Accumulation and maturation of organic matter in shales: The coal-bearing Permian Longtan Formation at Tucheng Syncline, Southwestern Guizhou, China

Abstract

Compared with fully marine and lacustrine shales, coal-bearing analogues have been rarely investigated. This study attempts to deepen our insights into the provenance, deposition, maturity and organic matter pores (OMPs) of coal-bearing shales based on detailed organic geochemical and petrographic analysis of a profile of the Longtan Formation (LTF) at Tucheng Syncline, Southwestern Guizhou, China.

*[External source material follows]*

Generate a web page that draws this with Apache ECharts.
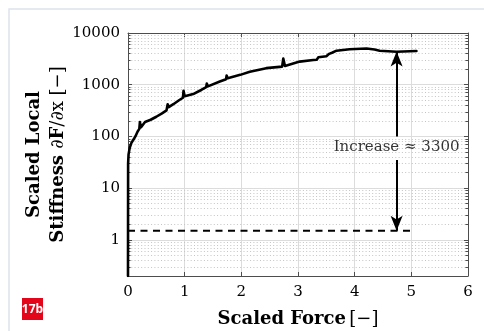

Our results showed that the overall total organic carbon (TOC) contents are high (15.51 wt% on average), generally larger than 2 wt% with some coal samples reaching up to 69.5 wt%. Macro- and microscopic observations suggested that terrestrial higher plant-derived macerals make up a predominant proportion to total organic matter, while quantitative analysis based on maceral counting and organic geochemistry revealed a large percentage of aquatic-derived organic matter in the LTF. The aquatic-derived organic matter is expected to affect the empirical relation between vitrinite reflectance (VR_r) and Rock-Eval T_max by showing a divergent regression line compared to that of the type III kerogen. Based on the pore morphology and the outline of dispersed organic matter, OMPs either show sharp edges in discernible terrestrial organic matter or bubble shapes in indistinct aquatic-derived organic matter. VR_r and T_max values range from 1.19 to 1.84 %VR_r (the mean value is 1.48%VR_r) and from 455 to 497 °C (469 °C on average precluding one anomalously high value of 555 °C), respectively. At this level of maturity, hydrocarbons have been generated in large quantities given the high organic matter content of the studied samples. Compared to the successful shale gas plays, e.g., the Barnett Shale and the Longmaxi Shale, the Longtan Shale (LTS) also shows good potential given its much larger thickness and TOC, appropriate thermal maturity. Nevertheless, cautious should be taken considering its smaller porosity and quartz content, which affect the storage capacity and the fracability of the LTS. This study contributes to a better understanding of the accumulation and maturation conditions of organic matter in coal-bearing shales.